Published Nov 8, 2023 11:37 PM by The Maritime Executive

According to the National Oceanic and Atmospheric Administration, the Mississippi River hit record low levels for the month of October, impacting navigation and drinking water supplies on parts of the Lower Mississippi. 

According to NOAA, a relatively warm October and drought conditions across the Lower Mississippi Valley helped reduce water levels to historic lows along parts of the Mississippi River last month. It is the second year in a row that the river has set low-water records, and has created navigation and saltwater intrusion issues in southern Louisiana. 
 
The water level has been falling for months. Hot temperatures across the central U.S. increased evaporation over the summer, and low rainfall reduced inflow. Below-water features like sandbars and wrecks now protrude in many places, and there are long stretches of river where motorboat ramps no longer reach the water.

On the Mississippi south of New Orleans, a wedge of saltwater has pushed its way up along the river bottom from the sea. The U.S. Army Corps of Engineers is raising an underwater levee along the bottom of the river to prevent its further progress northwards. The levee will leave a water depth of just 30 feet across a 1500-foot span, but it will still have a 55-foot-deep "notch" in the middle for deep draft navigation, one ship at a time. 

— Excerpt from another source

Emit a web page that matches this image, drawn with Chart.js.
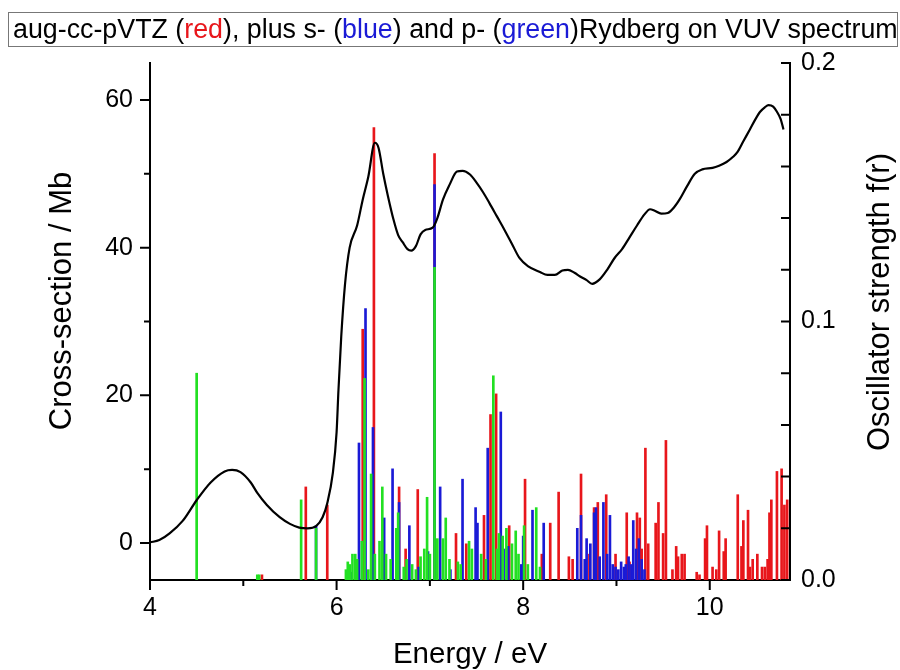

For shipping and farming interests, the drought means difficulty in delivering product to market. Grain barge traffic has been impacted, and bulker navigation up the river to loading ports has been restricted. Last week, outbound wheat shipments dropped to the lowest level on record, dating back 40 years. The previous record low for wheat export tonnage was set last year.

“It’s the most important working river, commodity wise, on the planet,” said Colin Wellenkamp, director of the Mississippi River Cities and Towns Initiative, speaking to the New York Times. “We’re going to feel this globally.”